REQUIRED WORK - Do not repeat pictures. Repeat exactly the lines of the listing below from its first line through the line with "fecha = 'Apr 23, 2023'".
::::
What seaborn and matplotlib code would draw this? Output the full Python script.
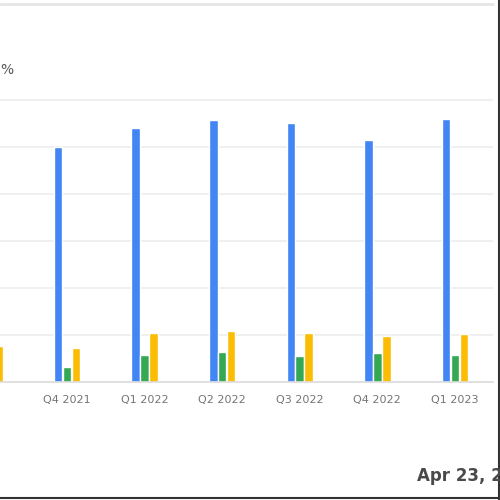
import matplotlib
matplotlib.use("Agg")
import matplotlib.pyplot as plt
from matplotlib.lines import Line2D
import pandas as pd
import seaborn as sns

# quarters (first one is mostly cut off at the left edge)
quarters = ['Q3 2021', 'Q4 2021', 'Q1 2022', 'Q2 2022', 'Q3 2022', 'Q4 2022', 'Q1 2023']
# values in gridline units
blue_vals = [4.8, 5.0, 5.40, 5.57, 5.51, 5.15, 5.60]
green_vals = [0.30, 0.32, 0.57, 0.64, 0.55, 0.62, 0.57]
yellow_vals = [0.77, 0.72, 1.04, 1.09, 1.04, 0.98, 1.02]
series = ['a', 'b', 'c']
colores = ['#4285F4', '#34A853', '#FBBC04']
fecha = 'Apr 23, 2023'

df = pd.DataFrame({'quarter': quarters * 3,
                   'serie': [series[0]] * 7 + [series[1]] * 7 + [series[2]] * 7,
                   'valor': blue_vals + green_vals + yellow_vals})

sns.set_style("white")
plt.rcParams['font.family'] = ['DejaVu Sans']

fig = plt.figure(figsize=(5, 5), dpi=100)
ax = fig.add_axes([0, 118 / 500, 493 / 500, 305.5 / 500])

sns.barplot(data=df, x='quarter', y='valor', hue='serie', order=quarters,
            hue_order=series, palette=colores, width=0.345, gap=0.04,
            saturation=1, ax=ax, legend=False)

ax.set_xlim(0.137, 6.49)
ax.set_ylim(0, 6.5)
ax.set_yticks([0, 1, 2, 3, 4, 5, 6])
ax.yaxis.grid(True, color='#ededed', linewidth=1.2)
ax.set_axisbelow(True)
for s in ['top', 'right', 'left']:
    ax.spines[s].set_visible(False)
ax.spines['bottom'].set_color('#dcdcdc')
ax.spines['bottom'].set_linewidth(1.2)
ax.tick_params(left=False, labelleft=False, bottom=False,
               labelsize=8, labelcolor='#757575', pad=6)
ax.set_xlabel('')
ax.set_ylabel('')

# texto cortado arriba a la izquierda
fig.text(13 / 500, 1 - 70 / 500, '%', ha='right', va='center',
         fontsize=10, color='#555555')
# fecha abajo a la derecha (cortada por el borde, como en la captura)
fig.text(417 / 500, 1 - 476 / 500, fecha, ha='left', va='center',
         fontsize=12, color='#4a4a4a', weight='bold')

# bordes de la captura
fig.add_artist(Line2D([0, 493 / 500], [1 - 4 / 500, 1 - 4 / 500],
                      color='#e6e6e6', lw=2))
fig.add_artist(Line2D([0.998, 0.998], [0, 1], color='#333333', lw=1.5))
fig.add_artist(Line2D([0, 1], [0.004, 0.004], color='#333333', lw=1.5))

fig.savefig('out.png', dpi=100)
::::
FULL RESPONSE -
What seaborn and matplotlib code would draw this? Output the full Python script.
import matplotlib
matplotlib.use("Agg")
import matplotlib.pyplot as plt
from matplotlib.lines import Line2D
import pandas as pd
import seaborn as sns

# quarters (first one is mostly cut off at the left edge)
quarters = ['Q3 2021', 'Q4 2021', 'Q1 2022', 'Q2 2022', 'Q3 2022', 'Q4 2022', 'Q1 2023']
# values in gridline units
blue_vals = [4.8, 5.0, 5.40, 5.57, 5.51, 5.15, 5.60]
green_vals = [0.30, 0.32, 0.57, 0.64, 0.55, 0.62, 0.57]
yellow_vals = [0.77, 0.72, 1.04, 1.09, 1.04, 0.98, 1.02]
series = ['a', 'b', 'c']
colores = ['#4285F4', '#34A853', '#FBBC04']
fecha = 'Apr 23, 2023'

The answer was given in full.